Ultimately, the country’s biggest problem on a given day happens to be whichever bad outcome is most imminent, Curtis said. He hopes this never applies to the peaceful transfer of power following this year’s presidential race. Curtis said both parties will be susceptible to harmful reactions in the case of a close election.
Curtis called on fellow Republicans to consider that many of the most worrisome states during 2020′s COVID-19 election, have “totally revamped their election laws.” The founders decentralized presidential elections among the states intentionally, Curtis said. Congress’ job is to honor the results.
“When the states send those election results for us to ratify, the Founders intended us to ratify him,” Curtis said. “That’s what I did, and that’s what I’ll do.”

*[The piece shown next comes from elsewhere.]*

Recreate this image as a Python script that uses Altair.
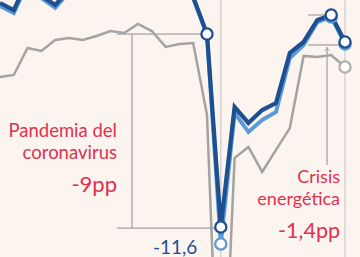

As the overwhelming favorite to become Utah’s next senator, Curtis said he has worked to better articulate the direction he wants the GOP to take in future years. He said his brand of conservatism is defined by “Pioneer values,” which include self-reliance and independence, as well as a pragmatic view on addressing homelessness and welfare through family-friendly government policy.
Ideally, the Republican Party will once again reflect “the optimism, the civility, the patriotism, the belief in a country and that we could prevail in any circumstance” of Ronald Reagan, said Curtis, who has recently gone “down a rabbit hole” of listening to Reagan’s speeches as president.
However, the GOP has strayed from those ideals, according to Gleich. Republicans’ refusal to back a bipartisan border security bill earlier this year was an instance of politics taking precedence over the public good, Gleich said. “People don’t want weaponization or political games. They want action and they want solutions, and they want people who will get it done,” Gleich said.
Gleich believes that when regular Americans look past partisan labels they are able to see “there’s a lot that we have in common, and there’s a lot of things that do make America really a wonderful place to live.”
Like Gleich, Curtis rejects claims that America is destined for decline — despite conflicts sparking up around the globe, and crushing debt and cultural polarization at home. As he took a rest at the end of his hike, Curtis said his trips to over 30 countries around the world have taught him something about American exceptionalism.
“I’ve never been anywhere in the world where on our worst day, everybody didn’t want to be us,” Curtis said.
Yes, social media and cable news punish bipartisan problem solving. Yes, Americans are struggling to talk to each other in an age of internet isolation. But no, this has not compromised the country’s unique “self-healing” character. With the mid-day sun shining brightly down on Brighton’s epic arena of autumn colors, Curtis couldn’t help but arrive at a hopeful conclusion.
“The DNA of our people, the Constitution, all of those fundamental things, mean that everybody will still look to the United States for leadership,” Curtis said. “We have fabulous days ahead of us.”